** BEGIN **
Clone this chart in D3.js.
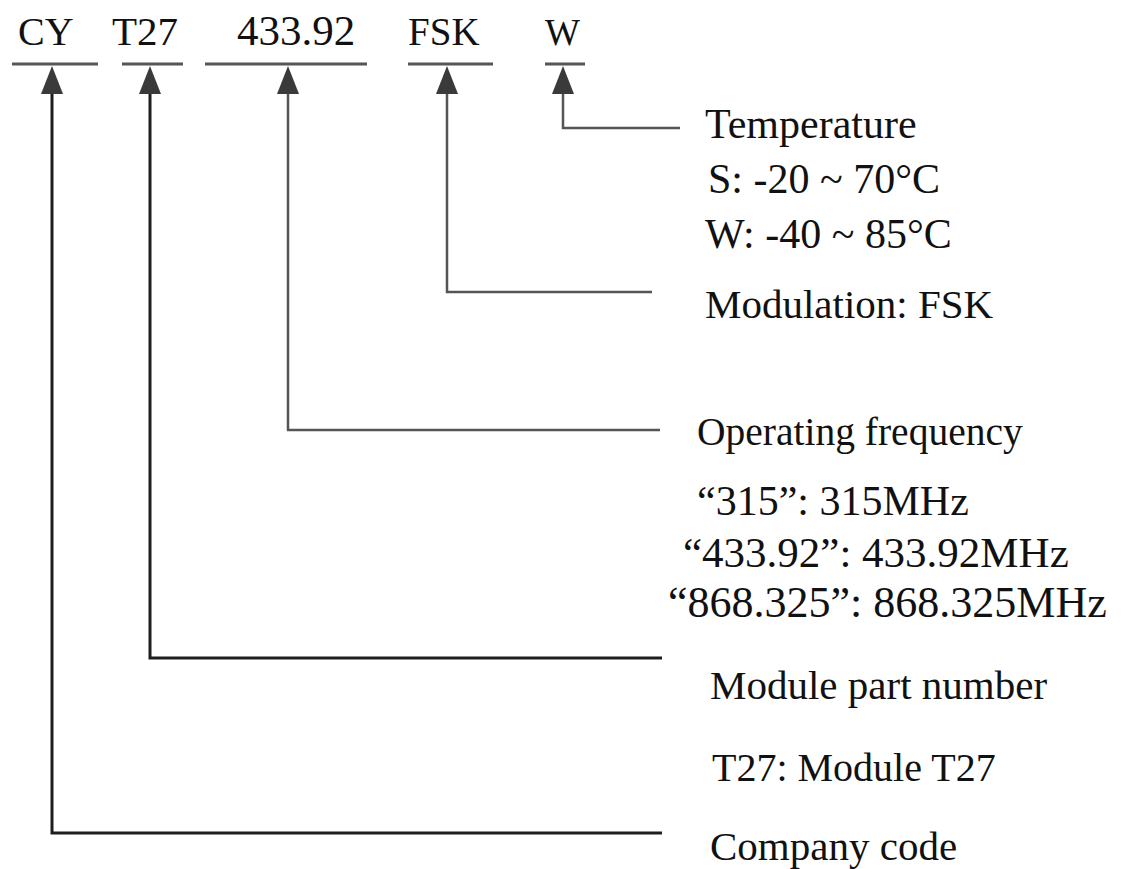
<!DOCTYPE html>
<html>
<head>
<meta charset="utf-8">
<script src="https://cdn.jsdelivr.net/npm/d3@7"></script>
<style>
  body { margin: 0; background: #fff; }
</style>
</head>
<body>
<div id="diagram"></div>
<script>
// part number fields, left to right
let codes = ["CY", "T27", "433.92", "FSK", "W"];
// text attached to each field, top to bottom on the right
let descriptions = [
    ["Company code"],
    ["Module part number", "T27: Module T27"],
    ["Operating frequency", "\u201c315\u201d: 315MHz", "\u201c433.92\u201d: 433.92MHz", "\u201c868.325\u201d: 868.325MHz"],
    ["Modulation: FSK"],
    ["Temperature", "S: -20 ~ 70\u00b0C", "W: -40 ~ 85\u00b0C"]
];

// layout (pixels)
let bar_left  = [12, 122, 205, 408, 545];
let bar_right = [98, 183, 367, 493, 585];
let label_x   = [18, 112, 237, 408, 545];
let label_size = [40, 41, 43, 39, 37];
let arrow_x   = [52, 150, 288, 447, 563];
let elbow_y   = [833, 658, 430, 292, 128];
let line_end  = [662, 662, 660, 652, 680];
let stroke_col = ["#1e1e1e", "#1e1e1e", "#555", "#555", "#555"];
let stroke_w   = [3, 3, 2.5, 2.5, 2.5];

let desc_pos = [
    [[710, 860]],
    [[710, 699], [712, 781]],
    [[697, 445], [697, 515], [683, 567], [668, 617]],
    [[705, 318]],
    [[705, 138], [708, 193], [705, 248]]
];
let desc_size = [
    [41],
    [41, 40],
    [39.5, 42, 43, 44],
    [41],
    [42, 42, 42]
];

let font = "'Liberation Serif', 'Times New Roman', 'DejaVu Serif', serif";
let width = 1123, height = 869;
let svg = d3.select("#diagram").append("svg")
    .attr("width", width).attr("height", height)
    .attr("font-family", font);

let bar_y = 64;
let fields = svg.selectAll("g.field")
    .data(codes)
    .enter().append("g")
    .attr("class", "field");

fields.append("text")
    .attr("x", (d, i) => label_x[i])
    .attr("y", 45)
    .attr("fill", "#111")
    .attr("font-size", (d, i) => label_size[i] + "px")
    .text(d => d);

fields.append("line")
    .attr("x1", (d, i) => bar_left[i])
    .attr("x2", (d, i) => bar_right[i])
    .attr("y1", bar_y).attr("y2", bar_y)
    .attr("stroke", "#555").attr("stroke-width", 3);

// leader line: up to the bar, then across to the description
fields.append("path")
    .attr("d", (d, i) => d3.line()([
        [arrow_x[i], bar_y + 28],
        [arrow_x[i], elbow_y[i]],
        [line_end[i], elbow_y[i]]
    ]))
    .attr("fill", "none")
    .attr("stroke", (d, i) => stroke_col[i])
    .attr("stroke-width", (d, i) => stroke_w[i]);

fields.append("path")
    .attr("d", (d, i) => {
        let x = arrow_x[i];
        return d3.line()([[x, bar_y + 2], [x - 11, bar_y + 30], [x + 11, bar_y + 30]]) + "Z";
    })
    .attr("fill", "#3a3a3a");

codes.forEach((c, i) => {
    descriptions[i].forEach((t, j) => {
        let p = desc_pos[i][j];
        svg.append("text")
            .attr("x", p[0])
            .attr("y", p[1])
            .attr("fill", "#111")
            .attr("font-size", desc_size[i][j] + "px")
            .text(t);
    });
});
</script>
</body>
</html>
** END **
◆ **Exercise**
Quote everything in the listing above exactly; pictures are the only thing to omit.

◆ **Answer in full**
Clone this chart in D3.js.
<!DOCTYPE html>
<html>
<head>
<meta charset="utf-8">
<script src="https://cdn.jsdelivr.net/npm/d3@7"></script>
<style>
  body { margin: 0; background: #fff; }
</style>
</head>
<body>
<div id="diagram"></div>
<script>
// part number fields, left to right
let codes = ["CY", "T27", "433.92", "FSK", "W"];
// text attached to each field, top to bottom on the right
let descriptions = [
    ["Company code"],
    ["Module part number", "T27: Module T27"],
    ["Operating frequency", "\u201c315\u201d: 315MHz", "\u201c433.92\u201d: 433.92MHz", "\u201c868.325\u201d: 868.325MHz"],
    ["Modulation: FSK"],
    ["Temperature", "S: -20 ~ 70\u00b0C", "W: -40 ~ 85\u00b0C"]
];

// layout (pixels)
let bar_left  = [12, 122, 205, 408, 545];
let bar_right = [98, 183, 367, 493, 585];
let label_x   = [18, 112, 237, 408, 545];
let label_size = [40, 41, 43, 39, 37];
let arrow_x   = [52, 150, 288, 447, 563];
let elbow_y   = [833, 658, 430, 292, 128];
let line_end  = [662, 662, 660, 652, 680];
let stroke_col = ["#1e1e1e", "#1e1e1e", "#555", "#555", "#555"];
let stroke_w   = [3, 3, 2.5, 2.5, 2.5];

let desc_pos = [
    [[710, 860]],
    [[710, 699], [712, 781]],
    [[697, 445], [697, 515], [683, 567], [668, 617]],
    [[705, 318]],
    [[705, 138], [708, 193], [705, 248]]
];
let desc_size = [
    [41],
    [41, 40],
    [39.5, 42, 43, 44],
    [41],
    [42, 42, 42]
];

let font = "'Liberation Serif', 'Times New Roman', 'DejaVu Serif', serif";
let width = 1123, height = 869;
let svg = d3.select("#diagram").append("svg")
    .attr("width", width).attr("height", height)
    .attr("font-family", font);

let bar_y = 64;
let fields = svg.selectAll("g.field")
    .data(codes)
    .enter().append("g")
    .attr("class", "field");

fields.append("text")
    .attr("x", (d, i) => label_x[i])
    .attr("y", 45)
    .attr("fill", "#111")
    .attr("font-size", (d, i) => label_size[i] + "px")
    .text(d => d);

fields.append("line")
    .attr("x1", (d, i) => bar_left[i])
    .attr("x2", (d, i) => bar_right[i])
    .attr("y1", bar_y).attr("y2", bar_y)
    .attr("stroke", "#555").attr("stroke-width", 3);

// leader line: up to the bar, then across to the description
fields.append("path")
    .attr("d", (d, i) => d3.line()([
        [arrow_x[i], bar_y + 28],
        [arrow_x[i], elbow_y[i]],
        [line_end[i], elbow_y[i]]
    ]))
    .attr("fill", "none")
    .attr("stroke", (d, i) => stroke_col[i])
    .attr("stroke-width", (d, i) => stroke_w[i]);

fields.append("path")
    .attr("d", (d, i) => {
        let x = arrow_x[i];
        return d3.line()([[x, bar_y + 2], [x - 11, bar_y + 30], [x + 11, bar_y + 30]]) + "Z";
    })
    .attr("fill", "#3a3a3a");

codes.forEach((c, i) => {
    descriptions[i].forEach((t, j) => {
        let p = desc_pos[i][j];
        svg.append("text")
            .attr("x", p[0])
            .attr("y", p[1])
            .attr("fill", "#111")
            .attr("font-size", desc_size[i][j] + "px")
            .text(t);
    });
});
</script>
</body>
</html>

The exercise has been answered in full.